(Code that draws figures)

···

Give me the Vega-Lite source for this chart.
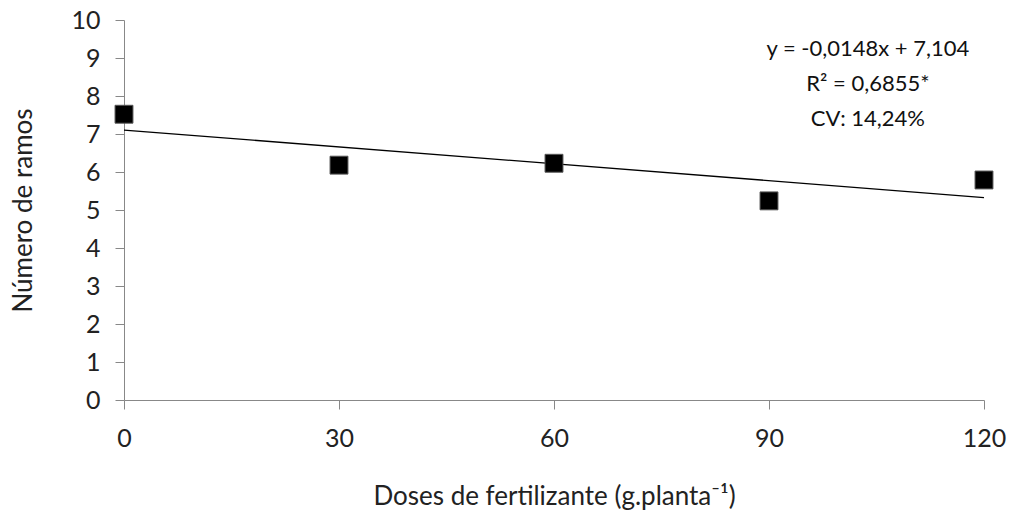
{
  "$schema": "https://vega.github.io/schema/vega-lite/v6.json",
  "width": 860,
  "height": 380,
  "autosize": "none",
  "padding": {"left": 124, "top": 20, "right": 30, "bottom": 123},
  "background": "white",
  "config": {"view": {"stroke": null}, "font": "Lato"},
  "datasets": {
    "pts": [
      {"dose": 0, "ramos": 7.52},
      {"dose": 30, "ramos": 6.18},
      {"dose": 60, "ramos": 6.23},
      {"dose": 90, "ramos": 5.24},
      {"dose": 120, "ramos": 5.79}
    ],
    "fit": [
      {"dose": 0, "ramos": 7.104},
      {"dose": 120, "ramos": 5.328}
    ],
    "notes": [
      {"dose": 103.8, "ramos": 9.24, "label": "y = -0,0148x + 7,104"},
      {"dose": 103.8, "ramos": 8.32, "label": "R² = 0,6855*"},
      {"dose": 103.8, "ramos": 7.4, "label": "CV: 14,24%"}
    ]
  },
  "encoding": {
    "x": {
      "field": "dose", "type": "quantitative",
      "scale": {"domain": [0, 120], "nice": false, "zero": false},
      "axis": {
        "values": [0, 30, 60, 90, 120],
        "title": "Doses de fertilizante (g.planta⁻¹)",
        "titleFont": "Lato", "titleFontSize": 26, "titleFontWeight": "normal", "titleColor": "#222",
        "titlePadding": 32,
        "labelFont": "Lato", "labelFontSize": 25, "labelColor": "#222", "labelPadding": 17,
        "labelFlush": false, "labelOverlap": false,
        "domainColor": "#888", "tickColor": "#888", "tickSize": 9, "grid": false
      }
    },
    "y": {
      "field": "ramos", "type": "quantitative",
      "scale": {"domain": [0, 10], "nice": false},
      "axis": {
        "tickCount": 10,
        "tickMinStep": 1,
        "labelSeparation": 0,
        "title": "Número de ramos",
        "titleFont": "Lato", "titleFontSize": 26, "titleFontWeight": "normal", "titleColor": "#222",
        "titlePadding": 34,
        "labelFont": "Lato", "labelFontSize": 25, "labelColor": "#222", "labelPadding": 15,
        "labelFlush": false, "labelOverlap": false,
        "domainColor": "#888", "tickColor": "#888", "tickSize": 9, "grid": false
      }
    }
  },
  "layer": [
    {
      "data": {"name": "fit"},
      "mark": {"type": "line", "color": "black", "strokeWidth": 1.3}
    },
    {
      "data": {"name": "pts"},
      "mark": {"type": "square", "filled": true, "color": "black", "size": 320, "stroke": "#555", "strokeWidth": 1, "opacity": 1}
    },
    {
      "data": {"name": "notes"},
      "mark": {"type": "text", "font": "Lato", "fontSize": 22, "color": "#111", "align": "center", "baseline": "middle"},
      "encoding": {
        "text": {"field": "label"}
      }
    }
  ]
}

···

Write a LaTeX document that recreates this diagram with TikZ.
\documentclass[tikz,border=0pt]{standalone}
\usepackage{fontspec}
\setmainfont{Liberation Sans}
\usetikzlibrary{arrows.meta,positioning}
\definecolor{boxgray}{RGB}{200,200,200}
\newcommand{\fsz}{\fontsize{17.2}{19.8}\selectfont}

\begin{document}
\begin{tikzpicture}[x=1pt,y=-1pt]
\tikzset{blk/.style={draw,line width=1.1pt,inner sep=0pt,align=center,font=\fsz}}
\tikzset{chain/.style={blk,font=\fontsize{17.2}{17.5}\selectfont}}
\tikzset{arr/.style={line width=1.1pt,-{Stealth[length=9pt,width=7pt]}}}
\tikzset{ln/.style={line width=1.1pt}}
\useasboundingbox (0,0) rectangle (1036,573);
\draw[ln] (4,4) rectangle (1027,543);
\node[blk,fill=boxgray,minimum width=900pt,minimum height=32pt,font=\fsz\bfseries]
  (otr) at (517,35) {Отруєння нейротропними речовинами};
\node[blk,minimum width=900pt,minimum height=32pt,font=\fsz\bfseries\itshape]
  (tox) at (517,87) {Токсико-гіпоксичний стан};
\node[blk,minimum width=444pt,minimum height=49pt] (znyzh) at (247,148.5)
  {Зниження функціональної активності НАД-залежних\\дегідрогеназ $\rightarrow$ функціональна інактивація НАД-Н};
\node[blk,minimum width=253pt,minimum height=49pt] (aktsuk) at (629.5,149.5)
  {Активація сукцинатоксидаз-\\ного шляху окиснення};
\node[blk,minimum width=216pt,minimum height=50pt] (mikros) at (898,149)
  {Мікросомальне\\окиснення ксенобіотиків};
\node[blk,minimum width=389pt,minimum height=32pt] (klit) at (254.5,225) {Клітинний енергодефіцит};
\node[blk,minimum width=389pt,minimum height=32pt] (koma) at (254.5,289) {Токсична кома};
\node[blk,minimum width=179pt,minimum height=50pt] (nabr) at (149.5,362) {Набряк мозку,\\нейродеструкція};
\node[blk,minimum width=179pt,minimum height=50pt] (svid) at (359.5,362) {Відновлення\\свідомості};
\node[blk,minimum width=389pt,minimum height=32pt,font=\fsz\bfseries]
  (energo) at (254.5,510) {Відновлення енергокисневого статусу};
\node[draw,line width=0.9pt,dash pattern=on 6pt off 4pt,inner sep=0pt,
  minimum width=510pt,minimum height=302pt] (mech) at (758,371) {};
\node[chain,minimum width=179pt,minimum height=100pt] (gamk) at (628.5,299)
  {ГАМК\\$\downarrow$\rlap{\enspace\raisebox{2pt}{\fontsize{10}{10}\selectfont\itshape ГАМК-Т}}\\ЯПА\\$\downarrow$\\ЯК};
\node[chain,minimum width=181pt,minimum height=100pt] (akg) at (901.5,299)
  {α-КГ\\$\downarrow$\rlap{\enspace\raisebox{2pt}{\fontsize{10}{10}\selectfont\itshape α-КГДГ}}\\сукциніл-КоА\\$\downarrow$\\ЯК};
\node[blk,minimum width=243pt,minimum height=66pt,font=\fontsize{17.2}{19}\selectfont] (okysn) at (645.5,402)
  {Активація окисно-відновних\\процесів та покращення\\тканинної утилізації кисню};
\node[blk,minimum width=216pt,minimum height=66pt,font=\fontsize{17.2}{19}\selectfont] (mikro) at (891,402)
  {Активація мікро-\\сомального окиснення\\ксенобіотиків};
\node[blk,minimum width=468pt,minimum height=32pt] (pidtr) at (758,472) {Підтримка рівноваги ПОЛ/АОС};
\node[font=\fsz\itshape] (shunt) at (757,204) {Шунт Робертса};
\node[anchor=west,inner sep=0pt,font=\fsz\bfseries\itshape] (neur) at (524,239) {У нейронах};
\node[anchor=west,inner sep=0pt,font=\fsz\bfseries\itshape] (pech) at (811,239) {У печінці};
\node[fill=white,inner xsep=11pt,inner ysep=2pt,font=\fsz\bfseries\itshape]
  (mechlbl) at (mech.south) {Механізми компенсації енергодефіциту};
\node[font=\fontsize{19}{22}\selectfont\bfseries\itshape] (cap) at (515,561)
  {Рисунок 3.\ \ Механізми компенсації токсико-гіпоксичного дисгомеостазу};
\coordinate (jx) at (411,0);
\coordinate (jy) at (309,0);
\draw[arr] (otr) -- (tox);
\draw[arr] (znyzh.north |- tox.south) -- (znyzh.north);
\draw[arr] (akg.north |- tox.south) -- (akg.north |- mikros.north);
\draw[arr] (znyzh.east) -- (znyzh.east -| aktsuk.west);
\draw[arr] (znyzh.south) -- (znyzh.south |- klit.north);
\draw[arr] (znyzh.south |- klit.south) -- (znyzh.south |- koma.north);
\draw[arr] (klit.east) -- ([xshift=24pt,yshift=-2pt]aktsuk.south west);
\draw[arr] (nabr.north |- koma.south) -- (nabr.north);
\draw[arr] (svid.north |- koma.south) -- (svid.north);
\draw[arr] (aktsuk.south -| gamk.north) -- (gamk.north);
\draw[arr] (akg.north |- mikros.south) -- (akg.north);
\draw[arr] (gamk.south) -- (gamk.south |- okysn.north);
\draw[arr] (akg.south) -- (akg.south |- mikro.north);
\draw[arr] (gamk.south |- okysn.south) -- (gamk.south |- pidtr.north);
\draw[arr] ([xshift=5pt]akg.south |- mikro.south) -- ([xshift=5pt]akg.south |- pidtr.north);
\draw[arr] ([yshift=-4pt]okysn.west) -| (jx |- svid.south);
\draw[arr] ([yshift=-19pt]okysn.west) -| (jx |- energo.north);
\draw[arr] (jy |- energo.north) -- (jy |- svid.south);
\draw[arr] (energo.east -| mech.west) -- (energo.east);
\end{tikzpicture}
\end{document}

···

SHORT TASK:
Go through the material above and count the lines that contain "this"; answer with the number alone.

RESULT BELOW:
2